Es ist wieder passiert. Bis zu 500 Flüchtlinge sind Berichten zufolge bei einem Schiffsunglück auf dem Mittelmeer gestorben - offenbar weil kriminelle Schlepper viele Passagiere gezwungen hatten, auf offener See auf ein bereits überladenes Boot umzusteigen. Unter ihnen vor allem Menschen aus Eritrea, Äthiopien und Somalia, die von der ägyptischen Küste aus nach Griechenland übersetzen wollten. Die Öffentlichkeit nimmt die Tragödie bestenfalls als traurige Randnotiz wahr. Die Opfer verschwinden in der anonymen Masse der Flüchtlinge.
Dass jeder „Flüchtling“ seine ganz eigene Geschichte zu erzählen hat, zeigt beispielhaft das Online-Projekt „Somali Faces“, auf dem hunderte Somalis von ihren Erfahrungen mit Flucht, dem Leben in der Diaspora und in der Heimat berichten. Die Macher des Projekts wollen mit den Porträts dazu beitragen, die klischeehaften Vorstellungen über die Somalier zu durchbrechen. Die seien eben nicht in erster Linie schießwütige Warlords, gefährliche Piraten oder bedürftige Flüchtlinge, sondern ganz normale Menschen, heißt es auf der Webseite.
Die Idee für das Projekt hatten die Aktivistin Donia Jamal Adam und der Autor Mohammed Ibrahim Shire. Sie wollen damit auch ein Zeichen für die Einheit der Somalier setzen, die endlich das Clandenken überwinden sollten, das so viel Unheil über das Land gebracht habe.

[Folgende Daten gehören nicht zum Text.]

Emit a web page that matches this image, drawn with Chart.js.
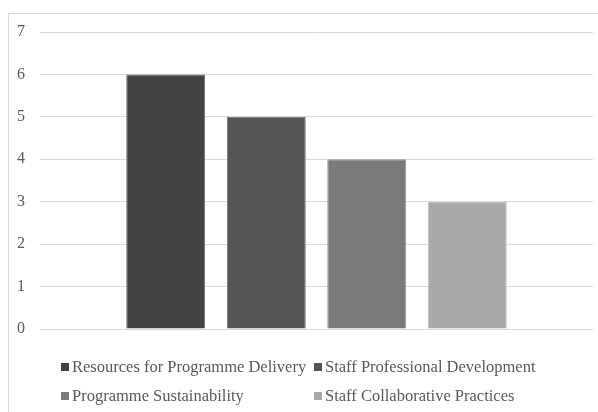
<!DOCTYPE html>
<html>
<head>
<meta charset="utf-8">
<script src="https://cdn.jsdelivr.net/npm/chart.js@4"></script>
<style>
  html, body { margin: 0; padding: 0; background: #fff; }
  #wrap { position: relative; width: 598px; height: 412px; }
</style>
</head>
<body>
<div id="wrap"><canvas id="chart" width="598" height="412"></canvas></div>
<script>
// Data
const categories = [""];
const seriesNames = [
  "Resources for Programme Delivery",
  "Staff Professional Development",
  "Programme Sustainability",
  "Staff Collaborative Practices",
];
const seriesValues = [6, 5, 4, 3];
const seriesColors = ["#434343", "#555555", "#7b7b7b", "#a9a9a9"];
const borderColors = ["#6a6a6a", "#707070", "#949494", "#bdbdbd"];
const yTicks = [0, 1, 2, 3, 4, 5, 6, 7];

const textColor = "#595959";
const serif = "'Liberation Serif', 'Times New Roman', serif";

// frame around the chart + 2 column legend
const framePlugin = {
  id: "frame",
  beforeDraw(chart) {
    const ctx = chart.ctx;
    ctx.save();
    ctx.strokeStyle = "#d9d9d9";
    ctx.lineWidth = 1;
    ctx.strokeRect(8.5, 13.5, 620, 440);
    ctx.restore();
  },
  afterDraw(chart) {
    const ctx = chart.ctx;
    const colX = [61, 314];
    const rowY = [367, 396];
    ctx.save();
    ctx.font = "16.5px " + serif;
    ctx.textBaseline = "middle";
    chart.data.datasets.forEach((ds, i) => {
      const x = colX[i % 2];
      const y = rowY[Math.floor(i / 2)];
      ctx.fillStyle = ds.backgroundColor;
      ctx.fillRect(x, y - 4, 8, 8);
      ctx.fillStyle = textColor;
      ctx.fillText(ds.label, x + 11, y + 1);
    });
    ctx.restore();
  },
};

new Chart(document.getElementById("chart"), {
  type: "bar",
  data: {
    labels: categories,
    datasets: seriesNames.map((name, i) => ({
      label: name,
      data: [seriesValues[i]],
      backgroundColor: seriesColors[i],
      borderColor: borderColors[i],
      borderWidth: 1,
      categoryPercentage: 0.727,
      barPercentage: 0.786,
    })),
  },
  options: {
    responsive: false,
    animation: false,
    layout: { padding: { top: 32, right: 5, bottom: 83, left: 0 } },
    plugins: {
      legend: { display: false },
      tooltip: { enabled: false },
    },
    scales: {
      x: { display: false },
      y: {
        min: yTicks[0],
        max: yTicks[yTicks.length - 1],
        afterFit: (scale) => { scale.width = 40; },
        afterBuildTicks: (scale) => { scale.ticks = yTicks.map((v) => ({ value: v })); },
        border: { display: false },
        grid: { color: "#d9d9d9", lineWidth: 1, drawTicks: false },
        ticks: {
          padding: 15,
          color: textColor,
          font: { family: serif, size: 16 },
        },
      },
    },
  },
  plugins: [framePlugin],
});
</script>
</body>
</html>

Adam und Shire haben für das Projekt mit Somaliern aus der Diaspora und dem Horn von Afrika gesprochen. Seit Beginn des Bürgerkriegs 1991 haben Millionen Somalier ihre Heimat verlassen. Zwar sind in den vergangenen Jahren vermehrt Auswanderer vor allem in die relativ sichere Republik Somaliland zurückgekehrt. Das Schiffsunglück im Mittelmeer führt aber vor Augen, dass auch aus dieser Region weiter Menschen anderswo ihr Glück suchen: Fast die Hälfte der Opfer stammte aus Somalia.